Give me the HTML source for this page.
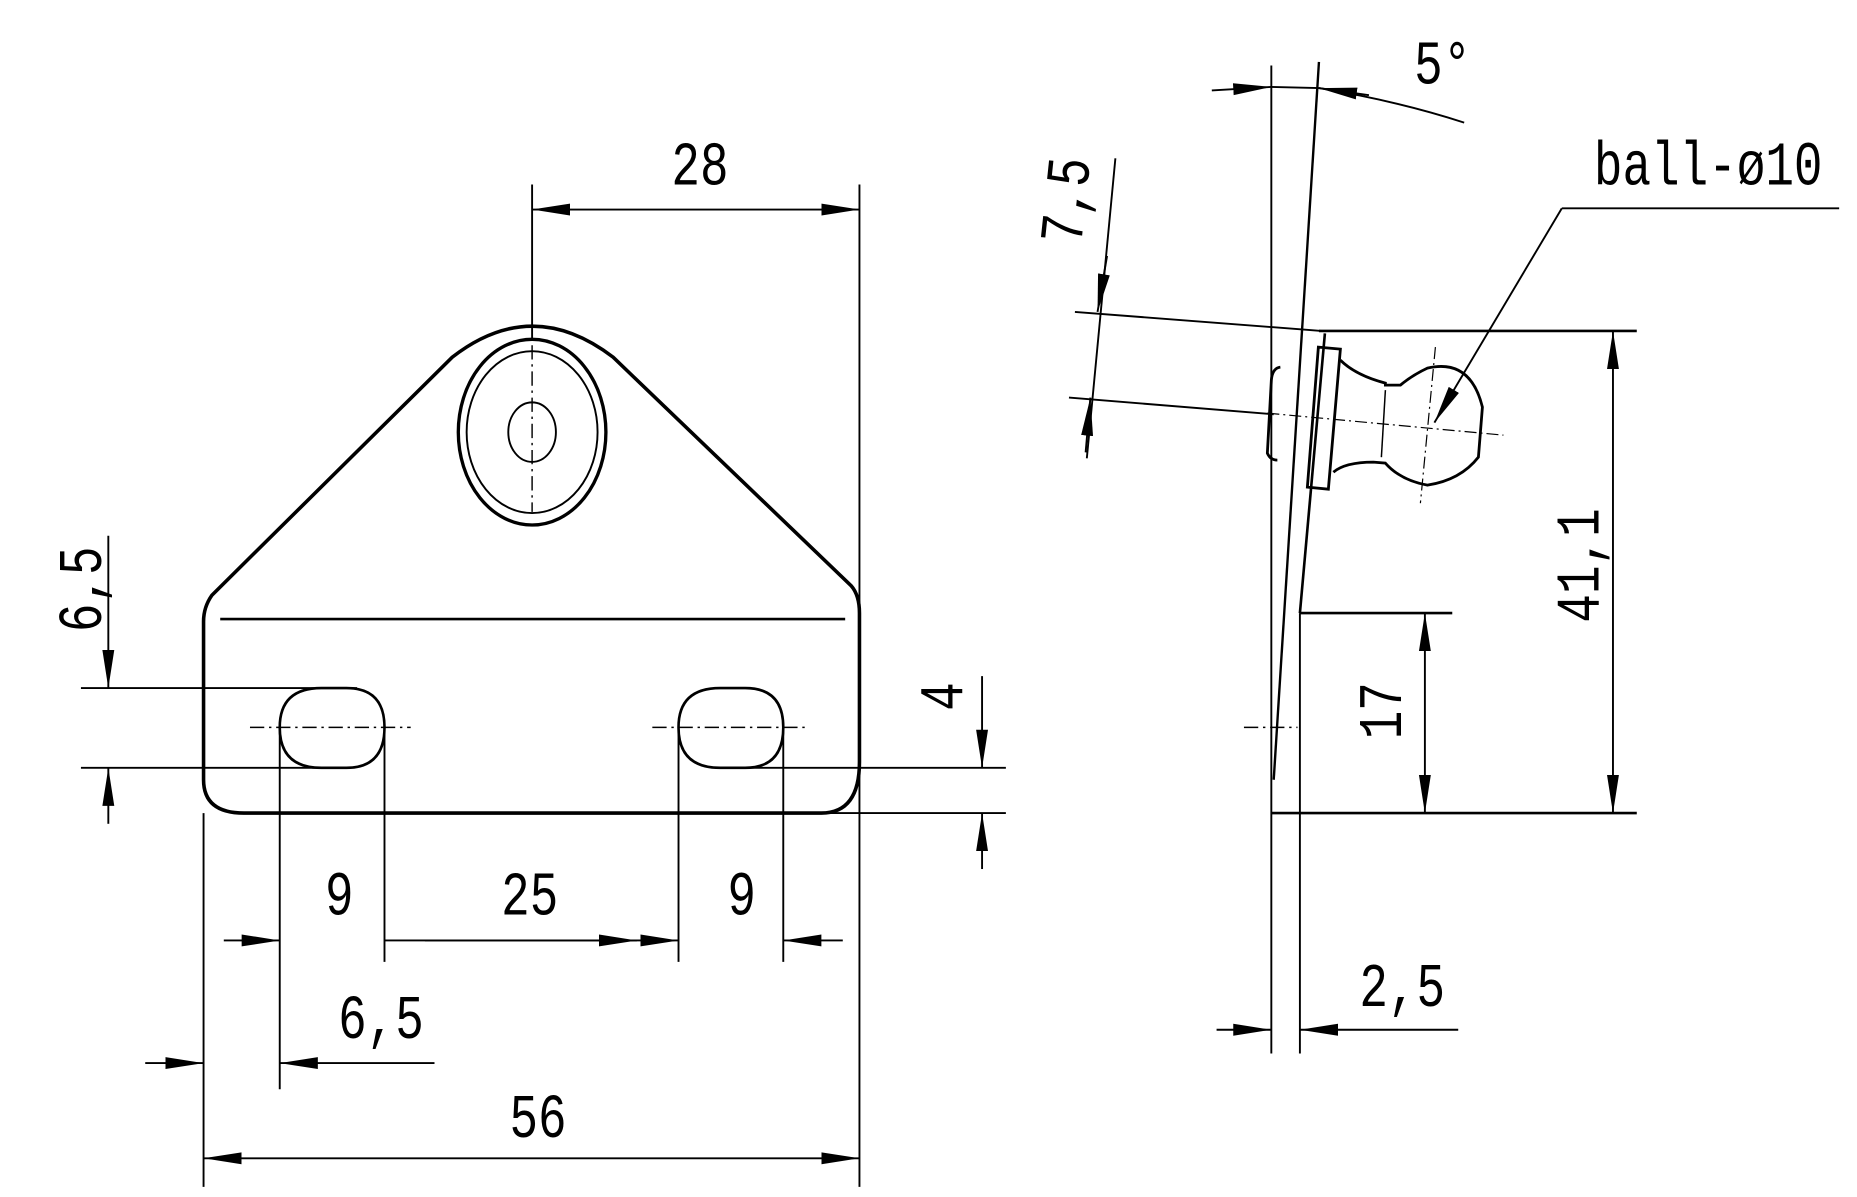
<!DOCTYPE html>
<html><head><meta charset="utf-8"><style>
html,body{margin:0;padding:0;background:#fff;}
svg{display:block;}
text{font-family:"Liberation Mono","DejaVu Sans Mono",monospace;font-size:40px;fill:#000;text-anchor:middle;}
</style></head><body>
<svg width="1857" height="1197" viewBox="0 0 1560 1005.5" preserveAspectRatio="none" xmlns="http://www.w3.org/2000/svg">
<defs>
<marker id="a" markerUnits="userSpaceOnUse" markerWidth="34" markerHeight="14" refX="32" refY="6" orient="auto-start-reverse">
<path d="M0,1 L32,6 L0,11 z" fill="#000"/>
</marker>
</defs>
<g fill="none" stroke="#000" stroke-width="1.6">
<!-- LEFT VIEW outline -->
<path d="M171,655 L171,522 Q171,510 178,500 L380,300 Q447,248 515,300 L715,492 Q722,500 722,515 L722,640 Q722,683 690,683 L205,683 Q171,683 171,655" stroke-width="3"/>
<line x1="185" y1="520" x2="710" y2="520" stroke-width="2.2"/>
<ellipse cx="447" cy="363" rx="62" ry="78" stroke-width="2.8"/>
<ellipse cx="447" cy="363" rx="55" ry="68"/>
<ellipse cx="447" cy="363" rx="20" ry="25"/>
<path d="M270,578 L291,578 Q323,578 323,611 Q323,645 291,645 L270,645 Q235,645 235,611 Q235,578 270,578 z" stroke-width="2.2"/>
<path d="M605,578 L626,578 Q658,578 658,611 Q658,645 626,645 L605,645 Q570,645 570,611 Q570,578 605,578 z" stroke-width="2.2"/>
<g stroke-width="1.2" stroke-dasharray="12,4,2,4">
<line x1="210" y1="611" x2="345" y2="611"/>
<line x1="548" y1="611" x2="680" y2="611"/>
<line x1="447" y1="290" x2="447" y2="430"/>
</g>
<!-- ext lines -->
<line x1="447" y1="155" x2="447" y2="285"/>
<line x1="722" y1="155" x2="722" y2="997"/>
<line x1="171" y1="683" x2="171" y2="997"/>
<line x1="235" y1="611" x2="235" y2="915"/>
<line x1="323" y1="611" x2="323" y2="808"/>
<line x1="570" y1="611" x2="570" y2="808"/>
<line x1="658" y1="611" x2="658" y2="808"/>
<line x1="68" y1="578" x2="300" y2="578"/>
<line x1="68" y1="645" x2="268" y2="645"/>
<line x1="603" y1="645" x2="845" y2="645"/>
<line x1="690" y1="683" x2="845" y2="683"/>
<!-- dims -->
<line x1="447" y1="176" x2="722" y2="176" marker-start="url(#a)" marker-end="url(#a)"/>
<line x1="171" y1="973" x2="722" y2="973" marker-start="url(#a)" marker-end="url(#a)"/>
<line x1="188" y1="790" x2="235" y2="790" marker-end="url(#a)"/>
<line x1="535" y1="790" x2="323" y2="790" marker-start="url(#a)"/>
<line x1="357" y1="790" x2="570" y2="790" marker-end="url(#a)"/>
<line x1="708" y1="790" x2="658" y2="790" marker-end="url(#a)"/>
<line x1="122" y1="893" x2="171" y2="893" marker-end="url(#a)"/>
<line x1="365" y1="893" x2="235" y2="893" marker-end="url(#a)"/>
<line x1="91" y1="450" x2="91" y2="578" marker-end="url(#a)"/>
<line x1="91" y1="692" x2="91" y2="645" marker-end="url(#a)"/>
<line x1="825" y1="568" x2="825" y2="645" marker-end="url(#a)"/>
<line x1="825" y1="730" x2="825" y2="683" marker-end="url(#a)"/>

<!-- RIGHT VIEW -->
<line x1="1068" y1="55" x2="1068" y2="885"/>
<line x1="1092" y1="515" x2="1092" y2="885"/>
<line x1="1108" y1="52" x2="1070" y2="655" stroke-width="2"/>
<line x1="1113" y1="280" x2="1092" y2="515" stroke-width="2.2"/>
<line x1="1068" y1="683" x2="1375" y2="683" stroke-width="2.2"/>
<line x1="1108" y1="278" x2="1375" y2="278" stroke-width="2.2"/>
<line x1="1092" y1="515" x2="1220" y2="515" stroke-width="2.2"/>
<line x1="903" y1="262" x2="1110" y2="278"/>
<line x1="898" y1="334" x2="1070" y2="348"/>
<line x1="937" y1="133" x2="913" y2="385"/>
<line x1="930" y1="215" x2="922" y2="262" marker-end="url(#a)"/>
<line x1="912" y1="380" x2="916" y2="334" marker-end="url(#a)"/>
<!-- 5 deg -->
<line x1="1018" y1="76" x2="1068" y2="73" marker-end="url(#a)"/>
<path d="M1068,73 L1108,74 Q1175,85 1230,103"/>
<line x1="1150" y1="80" x2="1108" y2="74" marker-end="url(#a)"/>
<!-- 2,5 -->
<line x1="1022" y1="865" x2="1068" y2="865" marker-end="url(#a)"/>
<line x1="1225" y1="865" x2="1092" y2="865" marker-end="url(#a)"/>
<!-- 17, 41.1 -->
<line x1="1197" y1="515" x2="1197" y2="683" marker-start="url(#a)" marker-end="url(#a)"/>
<line x1="1355" y1="278" x2="1355" y2="683" marker-start="url(#a)" marker-end="url(#a)"/>
<!-- ball leader -->
<line x1="1312" y1="175" x2="1545" y2="175"/>
<line x1="1312" y1="175" x2="1205" y2="355" marker-end="url(#a)"/>
<g stroke-width="1.2" stroke-dasharray="12,4,2,4">
<line x1="1045" y1="611" x2="1090" y2="611"/>
</g>
<!-- ball part in real coords -->
<g transform="scale(0.8403)" stroke-width="2.8">
<path d="M1318,347 L1340,349 L1328,489 L1307,487 z"/>
<path d="M1340,360 Q1355,375 1385,383 L1385,385 L1400,385 Q1412,375 1427,368 Q1470,358 1482,407 L1478,457 Q1460,480 1427,485 Q1400,480 1385,463 L1373,462 Q1345,462 1333,472"/>
<path d="M1280,367 Q1272,368 1271,380 L1267,453 Q1270,460 1277,460"/>
<line x1="1385" y1="390" x2="1381" y2="457" stroke-width="1.5"/>
<g stroke-width="1.2" stroke-dasharray="12,4,2,4">
<line x1="1435" y1="347" x2="1420" y2="503"/>
<line x1="1267" y1="413" x2="1503" y2="435"/>
</g>
</g>
</g>
<!-- texts -->
<g>
<text transform="translate(588,155) scale(1,1.3)">28</text>
<text transform="translate(452,955) scale(1,1.3)">56</text>
<text transform="translate(285,768) scale(1,1.3)">9</text>
<text transform="translate(445,768) scale(1,1.3)">25</text>
<text transform="translate(623,768) scale(1,1.3)">9</text>
<text transform="translate(320,872) scale(1,1.3)">6,5</text>
<text transform="translate(85,495) rotate(-90) scale(1,1.3)">6,5</text>
<text transform="translate(808,585) rotate(-90) scale(1,1.3)">4</text>
<text transform="translate(912,170) rotate(-84) scale(1,1.3)">7,5</text>
<text transform="translate(1212,70) scale(1,1.3)">5°</text>
<text transform="translate(1435,155) scale(1,1.3)">ball-ø10</text>
<text transform="translate(1178,845) scale(1,1.3)">2,5</text>
<text transform="translate(1177,597) rotate(-90) scale(1,1.3)">17</text>
<text transform="translate(1343,475) rotate(-90) scale(1,1.3)">41,1</text>
</g>
</svg>
</body></html>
···
Word for word, quote the full listing, omitting every picture.

Give me the HTML source for this page.
<!DOCTYPE html>
<html><head><meta charset="utf-8"><style>
html,body{margin:0;padding:0;background:#fff;}
svg{display:block;}
text{font-family:"Liberation Mono","DejaVu Sans Mono",monospace;font-size:40px;fill:#000;text-anchor:middle;}
</style></head><body>
<svg width="1857" height="1197" viewBox="0 0 1560 1005.5" preserveAspectRatio="none" xmlns="http://www.w3.org/2000/svg">
<defs>
<marker id="a" markerUnits="userSpaceOnUse" markerWidth="34" markerHeight="14" refX="32" refY="6" orient="auto-start-reverse">
<path d="M0,1 L32,6 L0,11 z" fill="#000"/>
</marker>
</defs>
<g fill="none" stroke="#000" stroke-width="1.6">
<!-- LEFT VIEW outline -->
<path d="M171,655 L171,522 Q171,510 178,500 L380,300 Q447,248 515,300 L715,492 Q722,500 722,515 L722,640 Q722,683 690,683 L205,683 Q171,683 171,655" stroke-width="3"/>
<line x1="185" y1="520" x2="710" y2="520" stroke-width="2.2"/>
<ellipse cx="447" cy="363" rx="62" ry="78" stroke-width="2.8"/>
<ellipse cx="447" cy="363" rx="55" ry="68"/>
<ellipse cx="447" cy="363" rx="20" ry="25"/>
<path d="M270,578 L291,578 Q323,578 323,611 Q323,645 291,645 L270,645 Q235,645 235,611 Q235,578 270,578 z" stroke-width="2.2"/>
<path d="M605,578 L626,578 Q658,578 658,611 Q658,645 626,645 L605,645 Q570,645 570,611 Q570,578 605,578 z" stroke-width="2.2"/>
<g stroke-width="1.2" stroke-dasharray="12,4,2,4">
<line x1="210" y1="611" x2="345" y2="611"/>
<line x1="548" y1="611" x2="680" y2="611"/>
<line x1="447" y1="290" x2="447" y2="430"/>
</g>
<!-- ext lines -->
<line x1="447" y1="155" x2="447" y2="285"/>
<line x1="722" y1="155" x2="722" y2="997"/>
<line x1="171" y1="683" x2="171" y2="997"/>
<line x1="235" y1="611" x2="235" y2="915"/>
<line x1="323" y1="611" x2="323" y2="808"/>
<line x1="570" y1="611" x2="570" y2="808"/>
<line x1="658" y1="611" x2="658" y2="808"/>
<line x1="68" y1="578" x2="300" y2="578"/>
<line x1="68" y1="645" x2="268" y2="645"/>
<line x1="603" y1="645" x2="845" y2="645"/>
<line x1="690" y1="683" x2="845" y2="683"/>
<!-- dims -->
<line x1="447" y1="176" x2="722" y2="176" marker-start="url(#a)" marker-end="url(#a)"/>
<line x1="171" y1="973" x2="722" y2="973" marker-start="url(#a)" marker-end="url(#a)"/>
<line x1="188" y1="790" x2="235" y2="790" marker-end="url(#a)"/>
<line x1="535" y1="790" x2="323" y2="790" marker-start="url(#a)"/>
<line x1="357" y1="790" x2="570" y2="790" marker-end="url(#a)"/>
<line x1="708" y1="790" x2="658" y2="790" marker-end="url(#a)"/>
<line x1="122" y1="893" x2="171" y2="893" marker-end="url(#a)"/>
<line x1="365" y1="893" x2="235" y2="893" marker-end="url(#a)"/>
<line x1="91" y1="450" x2="91" y2="578" marker-end="url(#a)"/>
<line x1="91" y1="692" x2="91" y2="645" marker-end="url(#a)"/>
<line x1="825" y1="568" x2="825" y2="645" marker-end="url(#a)"/>
<line x1="825" y1="730" x2="825" y2="683" marker-end="url(#a)"/>

<!-- RIGHT VIEW -->
<line x1="1068" y1="55" x2="1068" y2="885"/>
<line x1="1092" y1="515" x2="1092" y2="885"/>
<line x1="1108" y1="52" x2="1070" y2="655" stroke-width="2"/>
<line x1="1113" y1="280" x2="1092" y2="515" stroke-width="2.2"/>
<line x1="1068" y1="683" x2="1375" y2="683" stroke-width="2.2"/>
<line x1="1108" y1="278" x2="1375" y2="278" stroke-width="2.2"/>
<line x1="1092" y1="515" x2="1220" y2="515" stroke-width="2.2"/>
<line x1="903" y1="262" x2="1110" y2="278"/>
<line x1="898" y1="334" x2="1070" y2="348"/>
<line x1="937" y1="133" x2="913" y2="385"/>
<line x1="930" y1="215" x2="922" y2="262" marker-end="url(#a)"/>
<line x1="912" y1="380" x2="916" y2="334" marker-end="url(#a)"/>
<!-- 5 deg -->
<line x1="1018" y1="76" x2="1068" y2="73" marker-end="url(#a)"/>
<path d="M1068,73 L1108,74 Q1175,85 1230,103"/>
<line x1="1150" y1="80" x2="1108" y2="74" marker-end="url(#a)"/>
<!-- 2,5 -->
<line x1="1022" y1="865" x2="1068" y2="865" marker-end="url(#a)"/>
<line x1="1225" y1="865" x2="1092" y2="865" marker-end="url(#a)"/>
<!-- 17, 41.1 -->
<line x1="1197" y1="515" x2="1197" y2="683" marker-start="url(#a)" marker-end="url(#a)"/>
<line x1="1355" y1="278" x2="1355" y2="683" marker-start="url(#a)" marker-end="url(#a)"/>
<!-- ball leader -->
<line x1="1312" y1="175" x2="1545" y2="175"/>
<line x1="1312" y1="175" x2="1205" y2="355" marker-end="url(#a)"/>
<g stroke-width="1.2" stroke-dasharray="12,4,2,4">
<line x1="1045" y1="611" x2="1090" y2="611"/>
</g>
<!-- ball part in real coords -->
<g transform="scale(0.8403)" stroke-width="2.8">
<path d="M1318,347 L1340,349 L1328,489 L1307,487 z"/>
<path d="M1340,360 Q1355,375 1385,383 L1385,385 L1400,385 Q1412,375 1427,368 Q1470,358 1482,407 L1478,457 Q1460,480 1427,485 Q1400,480 1385,463 L1373,462 Q1345,462 1333,472"/>
<path d="M1280,367 Q1272,368 1271,380 L1267,453 Q1270,460 1277,460"/>
<line x1="1385" y1="390" x2="1381" y2="457" stroke-width="1.5"/>
<g stroke-width="1.2" stroke-dasharray="12,4,2,4">
<line x1="1435" y1="347" x2="1420" y2="503"/>
<line x1="1267" y1="413" x2="1503" y2="435"/>
</g>
</g>
</g>
<!-- texts -->
<g>
<text transform="translate(588,155) scale(1,1.3)">28</text>
<text transform="translate(452,955) scale(1,1.3)">56</text>
<text transform="translate(285,768) scale(1,1.3)">9</text>
<text transform="translate(445,768) scale(1,1.3)">25</text>
<text transform="translate(623,768) scale(1,1.3)">9</text>
<text transform="translate(320,872) scale(1,1.3)">6,5</text>
<text transform="translate(85,495) rotate(-90) scale(1,1.3)">6,5</text>
<text transform="translate(808,585) rotate(-90) scale(1,1.3)">4</text>
<text transform="translate(912,170) rotate(-84) scale(1,1.3)">7,5</text>
<text transform="translate(1212,70) scale(1,1.3)">5°</text>
<text transform="translate(1435,155) scale(1,1.3)">ball-ø10</text>
<text transform="translate(1178,845) scale(1,1.3)">2,5</text>
<text transform="translate(1177,597) rotate(-90) scale(1,1.3)">17</text>
<text transform="translate(1343,475) rotate(-90) scale(1,1.3)">41,1</text>
</g>
</svg>
</body></html>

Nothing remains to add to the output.